Desde allí se desarrolla, entre otras, una activa política educativa, en una población que se ha volcado en realidades como el colegio público Trinitario Seva Valero, en honor al músico y director orquestal rafaleño (1905-1936), quien también trabajó en el Sindicato Agrícola Católico. Hay más: el animado mercadillo, tan multicultural como cualquiera, planta puestos todos los jueves con, ya en el ensanche urbano hacia la huerta, la calle Príncipe de Asturias como espinar principal (también extiende sus nutritivos brazos por Agustín Parres Villaescusa, El Molino o Félix Rodríguez de la Fuente).

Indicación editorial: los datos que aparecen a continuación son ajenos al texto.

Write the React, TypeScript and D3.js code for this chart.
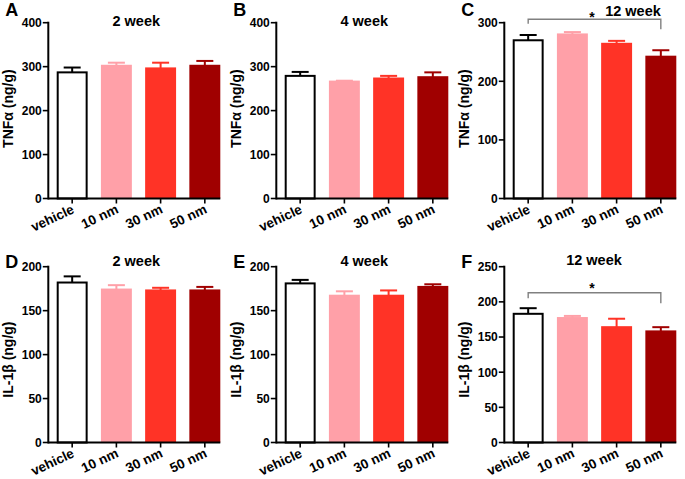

Además, en especial desde los años cincuenta, cuando empezó a generarse la infraestructura necesaria en el ámbito nacional, comenzó el auge en tierras rafaleñas de una industria conservera proyectada incluso más allá de las fronteras nacionales.
Una huerta que, complementada con la relativa cercanía del mar, ha generado una rica gastronomía de arroz ‘clarico’ (caldoso) o, al horno, con costra, y cocido de pato o con pelotas, gachamigas o guisado de bacalao, precedidos de ensaladas de lisones (cerraja menuda o tierna) o de cebollas, pimientos y berenjenas asadas. Huerta también como objetivo educativo, a la par que turístico. Bancales regados por una tupida red de acequias, con nombres ya enquistados en la historia: la Arellana, la San Bartolomé… Han ido alimentando, vigorizando, campos hoy con alcachofas, cítricos, melones, pimientos, tomates. Antaño se cultivó algodón, o cáñamo, y hasta hubo moreras entre el XVIII y el XIX, ligadas a una entonces pujante industria de la seda. En Rafal, la huerta es pura ánima.